Exercise aim —
Please write out the complete listing that follows, exactly as it reads.

»»

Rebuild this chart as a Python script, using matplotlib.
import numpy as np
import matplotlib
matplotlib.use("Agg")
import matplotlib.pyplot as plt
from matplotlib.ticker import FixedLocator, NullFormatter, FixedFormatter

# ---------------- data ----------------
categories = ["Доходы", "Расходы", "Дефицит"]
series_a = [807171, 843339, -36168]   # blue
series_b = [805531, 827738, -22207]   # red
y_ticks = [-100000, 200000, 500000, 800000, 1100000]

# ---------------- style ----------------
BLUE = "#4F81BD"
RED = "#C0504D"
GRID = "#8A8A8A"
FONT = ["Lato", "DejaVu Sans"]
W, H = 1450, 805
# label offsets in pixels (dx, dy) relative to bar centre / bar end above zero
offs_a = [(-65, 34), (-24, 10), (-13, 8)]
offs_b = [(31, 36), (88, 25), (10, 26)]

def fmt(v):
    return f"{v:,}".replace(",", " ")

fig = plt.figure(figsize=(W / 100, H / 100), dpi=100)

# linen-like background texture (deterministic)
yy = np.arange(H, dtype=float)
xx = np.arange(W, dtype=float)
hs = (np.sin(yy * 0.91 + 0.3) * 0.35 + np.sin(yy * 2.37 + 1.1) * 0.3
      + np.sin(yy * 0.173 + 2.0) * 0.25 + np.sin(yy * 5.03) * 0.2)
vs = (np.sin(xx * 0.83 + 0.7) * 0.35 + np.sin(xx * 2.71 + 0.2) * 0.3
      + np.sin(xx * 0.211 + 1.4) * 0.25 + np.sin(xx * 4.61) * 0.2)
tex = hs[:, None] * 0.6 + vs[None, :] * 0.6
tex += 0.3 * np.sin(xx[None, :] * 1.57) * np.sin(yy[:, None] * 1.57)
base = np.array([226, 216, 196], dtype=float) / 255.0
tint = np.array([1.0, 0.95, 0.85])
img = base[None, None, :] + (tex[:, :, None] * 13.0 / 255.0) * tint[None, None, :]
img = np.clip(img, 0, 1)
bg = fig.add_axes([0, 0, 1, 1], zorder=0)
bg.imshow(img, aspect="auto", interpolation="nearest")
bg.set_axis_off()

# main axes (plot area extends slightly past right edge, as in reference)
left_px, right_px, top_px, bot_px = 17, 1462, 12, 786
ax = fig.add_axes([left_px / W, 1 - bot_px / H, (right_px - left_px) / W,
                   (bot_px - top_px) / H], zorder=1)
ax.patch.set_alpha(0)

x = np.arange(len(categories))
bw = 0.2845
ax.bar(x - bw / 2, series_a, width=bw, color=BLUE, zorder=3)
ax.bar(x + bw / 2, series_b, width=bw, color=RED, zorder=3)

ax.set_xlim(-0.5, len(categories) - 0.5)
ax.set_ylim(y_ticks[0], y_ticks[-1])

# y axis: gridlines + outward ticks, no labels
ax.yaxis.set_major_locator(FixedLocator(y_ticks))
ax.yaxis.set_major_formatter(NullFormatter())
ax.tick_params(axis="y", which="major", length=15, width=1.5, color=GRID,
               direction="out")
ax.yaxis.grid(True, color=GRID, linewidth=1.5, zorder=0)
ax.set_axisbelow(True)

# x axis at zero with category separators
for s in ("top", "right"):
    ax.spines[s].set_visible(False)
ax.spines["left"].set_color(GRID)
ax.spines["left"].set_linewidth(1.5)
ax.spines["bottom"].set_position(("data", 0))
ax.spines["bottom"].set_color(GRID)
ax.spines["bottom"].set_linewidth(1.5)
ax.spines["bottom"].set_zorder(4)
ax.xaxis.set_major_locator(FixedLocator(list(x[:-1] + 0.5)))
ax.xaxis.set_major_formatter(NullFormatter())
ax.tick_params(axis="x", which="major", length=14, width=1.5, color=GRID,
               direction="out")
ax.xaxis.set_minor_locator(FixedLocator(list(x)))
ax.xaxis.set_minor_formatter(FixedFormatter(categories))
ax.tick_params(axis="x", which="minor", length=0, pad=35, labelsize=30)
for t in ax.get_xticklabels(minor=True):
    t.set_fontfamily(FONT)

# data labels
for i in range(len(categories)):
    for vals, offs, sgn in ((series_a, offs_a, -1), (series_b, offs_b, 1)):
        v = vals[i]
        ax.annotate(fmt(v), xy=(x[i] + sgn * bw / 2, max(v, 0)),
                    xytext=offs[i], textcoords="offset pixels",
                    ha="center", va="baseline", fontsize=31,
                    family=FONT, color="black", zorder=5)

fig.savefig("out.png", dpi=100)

««

Task result —
Rebuild this chart as a Python script, using matplotlib.
import numpy as np
import matplotlib
matplotlib.use("Agg")
import matplotlib.pyplot as plt
from matplotlib.ticker import FixedLocator, NullFormatter, FixedFormatter

# ---------------- data ----------------
categories = ["Доходы", "Расходы", "Дефицит"]
series_a = [807171, 843339, -36168]   # blue
series_b = [805531, 827738, -22207]   # red
y_ticks = [-100000, 200000, 500000, 800000, 1100000]

# ---------------- style ----------------
BLUE = "#4F81BD"
RED = "#C0504D"
GRID = "#8A8A8A"
FONT = ["Lato", "DejaVu Sans"]
W, H = 1450, 805
# label offsets in pixels (dx, dy) relative to bar centre / bar end above zero
offs_a = [(-65, 34), (-24, 10), (-13, 8)]
offs_b = [(31, 36), (88, 25), (10, 26)]

def fmt(v):
    return f"{v:,}".replace(",", " ")

fig = plt.figure(figsize=(W / 100, H / 100), dpi=100)

# linen-like background texture (deterministic)
yy = np.arange(H, dtype=float)
xx = np.arange(W, dtype=float)
hs = (np.sin(yy * 0.91 + 0.3) * 0.35 + np.sin(yy * 2.37 + 1.1) * 0.3
      + np.sin(yy * 0.173 + 2.0) * 0.25 + np.sin(yy * 5.03) * 0.2)
vs = (np.sin(xx * 0.83 + 0.7) * 0.35 + np.sin(xx * 2.71 + 0.2) * 0.3
      + np.sin(xx * 0.211 + 1.4) * 0.25 + np.sin(xx * 4.61) * 0.2)
tex = hs[:, None] * 0.6 + vs[None, :] * 0.6
tex += 0.3 * np.sin(xx[None, :] * 1.57) * np.sin(yy[:, None] * 1.57)
base = np.array([226, 216, 196], dtype=float) / 255.0
tint = np.array([1.0, 0.95, 0.85])
img = base[None, None, :] + (tex[:, :, None] * 13.0 / 255.0) * tint[None, None, :]
img = np.clip(img, 0, 1)
bg = fig.add_axes([0, 0, 1, 1], zorder=0)
bg.imshow(img, aspect="auto", interpolation="nearest")
bg.set_axis_off()

# main axes (plot area extends slightly past right edge, as in reference)
left_px, right_px, top_px, bot_px = 17, 1462, 12, 786
ax = fig.add_axes([left_px / W, 1 - bot_px / H, (right_px - left_px) / W,
                   (bot_px - top_px) / H], zorder=1)
ax.patch.set_alpha(0)

x = np.arange(len(categories))
bw = 0.2845
ax.bar(x - bw / 2, series_a, width=bw, color=BLUE, zorder=3)
ax.bar(x + bw / 2, series_b, width=bw, color=RED, zorder=3)

ax.set_xlim(-0.5, len(categories) - 0.5)
ax.set_ylim(y_ticks[0], y_ticks[-1])

# y axis: gridlines + outward ticks, no labels
ax.yaxis.set_major_locator(FixedLocator(y_ticks))
ax.yaxis.set_major_formatter(NullFormatter())
ax.tick_params(axis="y", which="major", length=15, width=1.5, color=GRID,
               direction="out")
ax.yaxis.grid(True, color=GRID, linewidth=1.5, zorder=0)
ax.set_axisbelow(True)

# x axis at zero with category separators
for s in ("top", "right"):
    ax.spines[s].set_visible(False)
ax.spines["left"].set_color(GRID)
ax.spines["left"].set_linewidth(1.5)
ax.spines["bottom"].set_position(("data", 0))
ax.spines["bottom"].set_color(GRID)
ax.spines["bottom"].set_linewidth(1.5)
ax.spines["bottom"].set_zorder(4)
ax.xaxis.set_major_locator(FixedLocator(list(x[:-1] + 0.5)))
ax.xaxis.set_major_formatter(NullFormatter())
ax.tick_params(axis="x", which="major", length=14, width=1.5, color=GRID,
               direction="out")
ax.xaxis.set_minor_locator(FixedLocator(list(x)))
ax.xaxis.set_minor_formatter(FixedFormatter(categories))
ax.tick_params(axis="x", which="minor", length=0, pad=35, labelsize=30)
for t in ax.get_xticklabels(minor=True):
    t.set_fontfamily(FONT)

# data labels
for i in range(len(categories)):
    for vals, offs, sgn in ((series_a, offs_a, -1), (series_b, offs_b, 1)):
        v = vals[i]
        ax.annotate(fmt(v), xy=(x[i] + sgn * bw / 2, max(v, 0)),
                    xytext=offs[i], textcoords="offset pixels",
                    ha="center", va="baseline", fontsize=31,
                    family=FONT, color="black", zorder=5)

fig.savefig("out.png", dpi=100)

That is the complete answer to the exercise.